Time flies… maybe not necessarily when you’re having fun, but when you’ve got your head down in survival mode. The last five months have been hard graft, but I got through it. I took my highest credit load for school yet, all why still trying to work a full time wage job, be an active and present member of my household, and keep my sanity. I did not come through it unscathed, but I am still standing and my hard work paid off – I got three A’s and two B’s, passed a major examination and applied for the first of three benchmarks to complete my degree. So if nothing else, the first major hurdle in finishing school is behind me. And now I can soak up sleep and recover over winter break from school (though the wage job slogs on).
I suppose it’s no surprise that I’m feeling introspective on this last day of 2018. I have mixed emotions about the past year. We had some hard-won victories and some pleasant interludes of time where things were calm, but if I were to sum things up, I’d say it was a blurry, fast sprint of careening from one thing to the next. 2018 felt like a bull in a china shop to me. And I am very ready to put the bull out to pasture. And that’s where things get complicated – I’m only halfway done with school and full time work isn’t going anywhere soon, so now what? How do I train my body and mind to be able to cope with another long haul, as spring term promises to be?
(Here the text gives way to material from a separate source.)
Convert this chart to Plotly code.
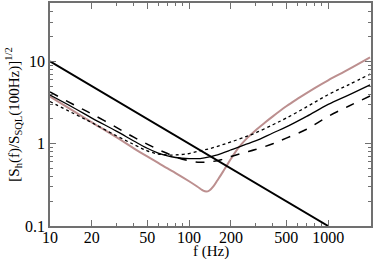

Well, these are certainly age-old questions. How many people are thinking the same things today? I’d bet a lot are. One of the concepts I really tried to understand and explore in 2018 was “simplify and slow down” and let me tell you – it is easier said than done. And that continues to be perplexing to me, and it’s frustrating that I can’t quite put my finger on either the root cause or the solution. As this year wanes away, I find that little voice in my head whispering “balance”. It was what I sorely lacked this year, and I’m certain I can’t take another step forward without being mindful of equilibrium. It’s such a basic necessity, like breathing air and drinking water. We’re not designed to thrive in extremes. We need balance.
First up, no more 15-credit, five class class semesters. Four classes is hard, but I can manage that. Five classes was a forced march. If I have to do an extra semester of school instead, so be it. Better one extra term than a mental breakdown after doing three massive terms in a row. My second intention is to re-evaluate what is necessary to my well-being. I jettisoned everything that I deemed was not mission critical – my writing here, socializing with people outside of my family, and a good bedtime routine for healthy sleep. My justification was that there wasn’t time for everything and I could cut myself some slack on not trying to do it all. Which largely worked in practical terms – but I’m coming out of it feeling stunned, like I’ve just woken up from some bizarre dream. Where have I been the last six months? I think dropping back down to a reasonable course load will help me regain balance. I won’t feel guilty about writing here or reading a non-school book, or going to sleep at a reasonable hour because I can get the work done during acceptable hours instead. And I can still meet my goal of finishing school as quickly as possible.
I’ve got three more weeks of winter break to recoup and center myself. I’m devouring novels and trying to shift my bedtime routine back into the realm of healthy (tonight excepted – my kid will be disappointed if he doesn’t get to stay up until midnight). And this post is a first step in getting back into personal writing; I miss it when I don’t do it. I’m hoping everything else will just naturally fall into place – I never like the new year trap of setting oneself up to fail. Too many lofty expectations, and that’s the last thing I need – I’ve got tangible goals enough that I’m progressing toward. So, to paraphrase Shakespeare – onward to the breach!